The Keystone XL Pipeline is a proposed pipeline stretching from tar sands fields in Alberta, Canada to oil refinery plants in Texas. The Alberta tar sands is a geographical area in northern Canada containing massive amounts of recoverable oil which was previously untapped due to the price and difficulty of production. The price and production barriers are no longer a concern.

The tar sands are considered notoriously dirty because of the amount of greenhouse gases emitted during production. Any movement to further establish the sands as an oil production area has been a rallying call for environmentalists in the U.S. and Canada. Those environmentalists, in turn, claim that technological progress in electric cars and solar energy will be enough to reduce the need for oil.

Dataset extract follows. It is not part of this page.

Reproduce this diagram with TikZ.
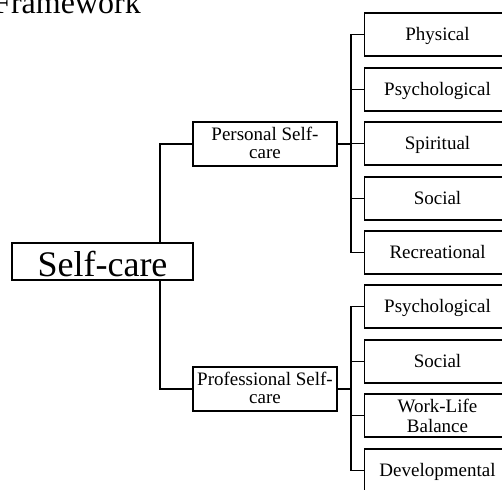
\documentclass[tikz,border=0pt]{standalone}
\usepackage{fontspec}
\setmainfont{Liberation Serif}
\begin{document}
\begin{tikzpicture}[x=1pt,y=-1pt,
  box/.style={draw, line width=1.9pt, inner sep=0pt, align=center},
  leaf/.style={box, minimum width=146pt, minimum height=43pt,
    font=\fontsize{19}{20}\selectfont, text height=14pt, text depth=2pt},
  leaftwo/.style={box, minimum width=146pt, minimum height=43pt,
    font=\fontsize{19}{20}\selectfont, text height=33pt, text depth=0pt},
  mid/.style={box, minimum width=144pt, minimum height=44pt,
    font=\fontsize{19}{18.5}\selectfont, text height=31.5pt, text depth=2.5pt},
  link/.style={line width=1.9pt, line join=miter}]
\useasboundingbox (0,0) rectangle (502,489);
\clip (0,0) rectangle (502,489);

% heading, partly outside the frame
\node[font=\fontsize{32}{32}\selectfont, anchor=base east, inner sep=0pt] (title) at (141,14) {Framework};

% root
\node[box, minimum width=181pt, minimum height=37pt,
  font=\fontsize{36}{36}\selectfont, text height=30pt, text depth=0pt] (self) at (102.5,261.5) {Self-care};

% second level
\node[mid] (personal) at (265,144) {Personal Self-\\care};
\node[mid] (professional) at (265,389) {Professional Self-\\care};

% personal self-care areas
\node[leaf] (physical)     at (437.5,34.5)  {Physical};
\node[leaf] (psychP)       at (437.5,89.5)  {Psychological};
\node[leaf] (spiritual)    at (437.5,143.5) {Spiritual};
\node[leaf] (socialP)      at (437.5,198.5) {Social};
\node[leaf] (recreational) at (437.5,252.5) {Recreational};

% professional self-care areas
\node[leaf]    (psychQ)        at (437.5,306.5) {Psychological};
\node[leaf]    (socialQ)       at (437.5,361.5) {Social};
\node[leaftwo] (worklife)      at (437.5,415.5) {Work-Life\\Balance};
\node[leaf]    (developmental) at (437.5,470.5) {Developmental};

% connectors
\draw[link] ([xshift=57.5pt]self.north) |- (personal.west);
\draw[link] ([xshift=57.5pt]self.south) |- (professional.west);
\foreach \c in {physical,psychP,spiritual,socialP,recreational}
  \draw[link] (personal.east) -| ([xshift=-12.5pt]\c.west) -- (\c.west);
\foreach \c in {psychQ,socialQ,worklife,developmental}
  \draw[link] (professional.east) -| ([xshift=-12.5pt]\c.west) -- (\c.west);
\end{tikzpicture}
\end{document}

If the pipeline is built, they claim, the demand and drive for these new technologies will go down while the environment is critically damaged.

But Musk isn't the only tech industry heavyweight to leave FWD.us: David Sacks, chief executive of Yammer, an enterprise social networking company, has also departed the group, though he has not made a statement explaining his decision.

Facebook also faces direct backlash. Environmentalist and left-leaning organizations like the Sierra Club, the League of Conservation Voters, Presente.org and MoveOn.org have all withdrawn paid advertisements on Facebook and won't order more for at least two weeks. Some, as TechCrunch reports, have even taken to the Facebook page of FWD.us.

But the backlash may amount to nothing. Politico reports FWD.us, and other tech lobbying organizations, have adopted lobbying tactics previously considered to be the domain of D.C. Beltway organizations.